§ **PROVIDED DATA**:
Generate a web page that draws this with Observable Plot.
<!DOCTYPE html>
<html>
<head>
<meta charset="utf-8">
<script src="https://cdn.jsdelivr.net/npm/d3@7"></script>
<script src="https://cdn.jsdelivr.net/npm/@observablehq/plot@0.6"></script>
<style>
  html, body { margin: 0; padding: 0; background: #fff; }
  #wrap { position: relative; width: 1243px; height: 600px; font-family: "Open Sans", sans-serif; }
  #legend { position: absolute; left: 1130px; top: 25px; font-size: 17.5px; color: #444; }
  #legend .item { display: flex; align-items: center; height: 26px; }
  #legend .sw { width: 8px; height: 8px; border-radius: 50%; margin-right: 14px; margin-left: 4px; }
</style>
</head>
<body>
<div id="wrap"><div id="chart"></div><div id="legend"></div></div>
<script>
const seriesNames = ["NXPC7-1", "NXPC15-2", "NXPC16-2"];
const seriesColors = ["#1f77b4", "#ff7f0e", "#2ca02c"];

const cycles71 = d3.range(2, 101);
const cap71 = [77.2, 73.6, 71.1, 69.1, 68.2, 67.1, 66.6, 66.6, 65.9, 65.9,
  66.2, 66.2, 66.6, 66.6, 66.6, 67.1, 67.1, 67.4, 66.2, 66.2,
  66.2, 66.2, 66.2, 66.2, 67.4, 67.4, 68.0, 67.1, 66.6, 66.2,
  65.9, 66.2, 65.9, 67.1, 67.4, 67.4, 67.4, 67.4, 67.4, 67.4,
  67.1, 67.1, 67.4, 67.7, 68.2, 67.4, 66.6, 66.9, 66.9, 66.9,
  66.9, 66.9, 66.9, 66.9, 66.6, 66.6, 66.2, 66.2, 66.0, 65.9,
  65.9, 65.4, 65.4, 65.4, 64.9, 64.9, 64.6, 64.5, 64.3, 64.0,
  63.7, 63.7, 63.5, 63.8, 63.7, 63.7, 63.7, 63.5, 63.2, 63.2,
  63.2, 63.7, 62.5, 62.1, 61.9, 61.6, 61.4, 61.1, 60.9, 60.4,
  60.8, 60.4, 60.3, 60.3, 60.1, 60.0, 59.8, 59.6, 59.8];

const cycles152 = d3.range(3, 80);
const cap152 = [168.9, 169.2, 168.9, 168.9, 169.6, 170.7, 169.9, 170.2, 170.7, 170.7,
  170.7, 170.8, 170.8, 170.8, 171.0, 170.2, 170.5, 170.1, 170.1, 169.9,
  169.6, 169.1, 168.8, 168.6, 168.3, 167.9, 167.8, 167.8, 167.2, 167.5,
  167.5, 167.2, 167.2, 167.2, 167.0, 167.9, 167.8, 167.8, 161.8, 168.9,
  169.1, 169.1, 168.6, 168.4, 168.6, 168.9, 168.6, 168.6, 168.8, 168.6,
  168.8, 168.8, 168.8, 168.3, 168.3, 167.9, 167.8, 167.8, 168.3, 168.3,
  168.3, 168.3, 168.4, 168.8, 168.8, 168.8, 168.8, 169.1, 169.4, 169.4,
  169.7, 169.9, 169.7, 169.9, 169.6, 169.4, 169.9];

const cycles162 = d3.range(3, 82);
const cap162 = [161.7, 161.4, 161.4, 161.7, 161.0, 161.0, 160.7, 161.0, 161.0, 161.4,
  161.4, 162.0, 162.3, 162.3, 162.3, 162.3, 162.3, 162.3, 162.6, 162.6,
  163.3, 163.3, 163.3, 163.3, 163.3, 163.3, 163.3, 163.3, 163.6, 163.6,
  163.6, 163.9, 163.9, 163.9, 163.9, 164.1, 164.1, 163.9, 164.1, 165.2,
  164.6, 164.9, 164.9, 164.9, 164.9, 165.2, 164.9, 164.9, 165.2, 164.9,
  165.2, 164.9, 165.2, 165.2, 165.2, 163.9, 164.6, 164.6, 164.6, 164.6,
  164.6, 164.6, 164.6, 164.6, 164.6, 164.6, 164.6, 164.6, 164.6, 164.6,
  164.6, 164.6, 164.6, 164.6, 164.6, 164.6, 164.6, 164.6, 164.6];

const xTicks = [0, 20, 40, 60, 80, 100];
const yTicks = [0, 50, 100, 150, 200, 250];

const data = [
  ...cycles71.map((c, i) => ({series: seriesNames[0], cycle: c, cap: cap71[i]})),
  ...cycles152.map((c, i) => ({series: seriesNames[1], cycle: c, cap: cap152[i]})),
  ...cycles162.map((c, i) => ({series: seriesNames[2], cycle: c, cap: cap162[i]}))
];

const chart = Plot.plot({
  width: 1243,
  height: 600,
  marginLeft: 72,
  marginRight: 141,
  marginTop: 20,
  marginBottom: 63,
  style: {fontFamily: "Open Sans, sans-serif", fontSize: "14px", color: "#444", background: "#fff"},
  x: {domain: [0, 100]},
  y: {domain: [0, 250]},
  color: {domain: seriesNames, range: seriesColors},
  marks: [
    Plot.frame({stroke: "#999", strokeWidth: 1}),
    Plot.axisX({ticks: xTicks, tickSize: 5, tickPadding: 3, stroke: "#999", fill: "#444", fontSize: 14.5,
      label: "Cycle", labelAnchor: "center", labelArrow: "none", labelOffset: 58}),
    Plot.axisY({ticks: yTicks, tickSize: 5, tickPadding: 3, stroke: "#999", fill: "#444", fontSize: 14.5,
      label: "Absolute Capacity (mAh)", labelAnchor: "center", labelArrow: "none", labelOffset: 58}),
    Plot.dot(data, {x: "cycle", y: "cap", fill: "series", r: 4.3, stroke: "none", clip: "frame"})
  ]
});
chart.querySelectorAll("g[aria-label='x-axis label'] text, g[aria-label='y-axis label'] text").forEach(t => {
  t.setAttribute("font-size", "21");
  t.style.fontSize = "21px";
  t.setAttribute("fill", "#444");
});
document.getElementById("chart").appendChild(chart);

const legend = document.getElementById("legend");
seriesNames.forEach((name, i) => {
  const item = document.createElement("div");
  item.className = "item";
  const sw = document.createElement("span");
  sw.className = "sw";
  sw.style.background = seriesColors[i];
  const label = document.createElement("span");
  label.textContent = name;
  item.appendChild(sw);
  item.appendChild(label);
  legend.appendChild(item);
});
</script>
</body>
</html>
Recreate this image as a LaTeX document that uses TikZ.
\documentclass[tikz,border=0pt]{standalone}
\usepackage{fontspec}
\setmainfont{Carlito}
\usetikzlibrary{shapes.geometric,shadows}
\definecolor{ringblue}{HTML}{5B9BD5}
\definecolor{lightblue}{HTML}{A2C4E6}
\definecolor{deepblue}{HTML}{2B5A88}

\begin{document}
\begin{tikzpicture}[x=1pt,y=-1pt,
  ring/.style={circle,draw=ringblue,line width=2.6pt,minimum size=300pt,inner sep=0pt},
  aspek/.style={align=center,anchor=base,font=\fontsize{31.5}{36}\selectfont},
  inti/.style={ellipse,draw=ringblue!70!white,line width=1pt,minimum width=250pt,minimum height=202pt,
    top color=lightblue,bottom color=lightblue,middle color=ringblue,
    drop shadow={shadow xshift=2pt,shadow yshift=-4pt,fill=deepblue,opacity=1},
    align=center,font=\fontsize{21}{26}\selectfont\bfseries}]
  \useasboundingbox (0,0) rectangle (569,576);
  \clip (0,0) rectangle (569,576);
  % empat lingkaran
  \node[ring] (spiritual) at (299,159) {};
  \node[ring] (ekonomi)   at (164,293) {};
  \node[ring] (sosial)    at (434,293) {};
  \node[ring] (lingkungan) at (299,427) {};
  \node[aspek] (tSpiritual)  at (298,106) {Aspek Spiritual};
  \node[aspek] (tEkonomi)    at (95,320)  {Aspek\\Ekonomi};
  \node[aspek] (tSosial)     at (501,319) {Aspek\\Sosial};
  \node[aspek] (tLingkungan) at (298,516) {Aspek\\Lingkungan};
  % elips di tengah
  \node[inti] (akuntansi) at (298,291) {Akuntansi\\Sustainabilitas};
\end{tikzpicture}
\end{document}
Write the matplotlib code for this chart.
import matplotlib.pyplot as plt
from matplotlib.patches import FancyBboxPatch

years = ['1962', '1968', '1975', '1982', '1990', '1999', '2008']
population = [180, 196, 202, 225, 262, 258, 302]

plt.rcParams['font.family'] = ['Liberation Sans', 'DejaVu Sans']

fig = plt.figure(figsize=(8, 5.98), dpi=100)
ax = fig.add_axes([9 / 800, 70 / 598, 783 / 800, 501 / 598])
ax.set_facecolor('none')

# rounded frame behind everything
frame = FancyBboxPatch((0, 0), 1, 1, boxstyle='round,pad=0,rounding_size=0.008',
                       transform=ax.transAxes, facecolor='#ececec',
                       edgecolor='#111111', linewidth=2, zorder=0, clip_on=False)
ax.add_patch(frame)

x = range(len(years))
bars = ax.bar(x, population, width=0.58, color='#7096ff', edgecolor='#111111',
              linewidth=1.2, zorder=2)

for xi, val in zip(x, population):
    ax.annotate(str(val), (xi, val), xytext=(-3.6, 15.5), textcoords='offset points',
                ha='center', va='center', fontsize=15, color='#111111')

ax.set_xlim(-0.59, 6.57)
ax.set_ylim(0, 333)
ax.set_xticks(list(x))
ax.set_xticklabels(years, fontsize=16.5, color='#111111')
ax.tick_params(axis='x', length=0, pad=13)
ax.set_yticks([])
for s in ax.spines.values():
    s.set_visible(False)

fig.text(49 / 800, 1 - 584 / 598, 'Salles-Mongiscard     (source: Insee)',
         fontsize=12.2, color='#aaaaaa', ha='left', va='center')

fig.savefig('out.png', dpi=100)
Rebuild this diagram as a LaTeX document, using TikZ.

§ **DO THIS**: Starting with the line with "Write the matplotlib code for this chart." and ending with the line with "ax.set_facecolor('none')", extract every line exactly and nothing outside that span.

§ **TASK OUTPUT**:
Write the matplotlib code for this chart.
import matplotlib.pyplot as plt
from matplotlib.patches import FancyBboxPatch

years = ['1962', '1968', '1975', '1982', '1990', '1999', '2008']
population = [180, 196, 202, 225, 262, 258, 302]

plt.rcParams['font.family'] = ['Liberation Sans', 'DejaVu Sans']

fig = plt.figure(figsize=(8, 5.98), dpi=100)
ax = fig.add_axes([9 / 800, 70 / 598, 783 / 800, 501 / 598])
ax.set_facecolor('none')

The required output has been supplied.